Construct a least-squares error function. This function will then be minimized, e.g. with the help of minuit.

Parameters:	x (np.ndarray) – The x-values the fit should be evaluated on data – (np.ndarray): The y-values of the data we want to describe jointfunc – (callable): The full data model with all components joint_pars – (tuple): The model parameters
Returns:	callable

HErmes.fitting.model.copy_func(f)[source]¶

Based on http://stackoverflow.com/a/6528148/190597 (Glenn Maynard)

Basically recreate the function f independently.

Parameters:	f (callable) – the function f will be cloned

HErmes.fitting.model.create_minuit_pardict(fn, startparams, errors, limits, errordef)[source]¶

Construct a dictionary for minuit fitting. This dictionary contains information for the minuit fitter like startparams or limits.
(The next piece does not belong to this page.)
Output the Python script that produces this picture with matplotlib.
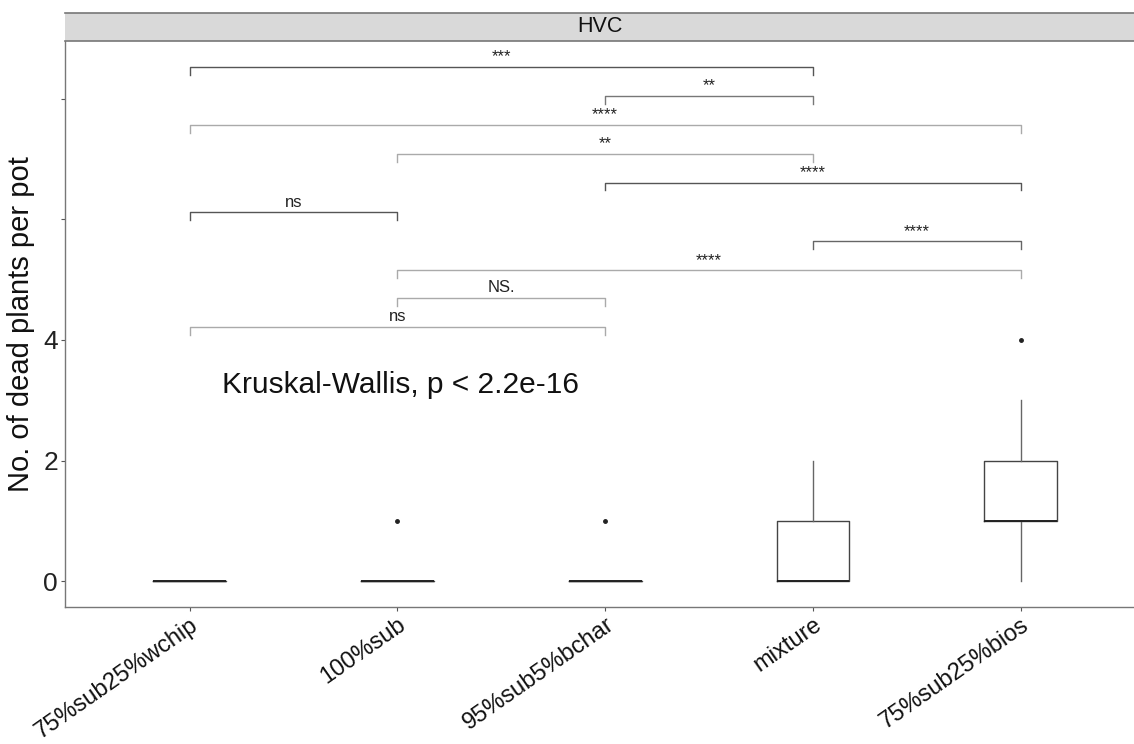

Parameters:	fn (callable) – The function for which startparams (tuple) – A list of startparameter. One each per parameter errors (list) – ? limits (list(tuple)) – A list of (min, max) tuples for each parameter, can be None errordef (float) – The errordef should be 1 for a least square fit (for what this all is constructed for) or 0.5 in case of a likelihood fit
Returns:	dict

Module contents¶

Provide an easy-to-use, intuitive way of fitting models with different components to data. The focus is less on a statistical sophisticated fitting rather than on an explorative approach to data investigation. This might help answer questions of the form - “How compatible is this data with a Gaussian + Exponential?”. Out of the box, this module provides tools targeted to a least-square fit, however, in principle this could be extended to likelihood fits.

Currently the generation of the minimized error function is automatic, and it is generated only for the least-squares case, however this might be expanded in the future.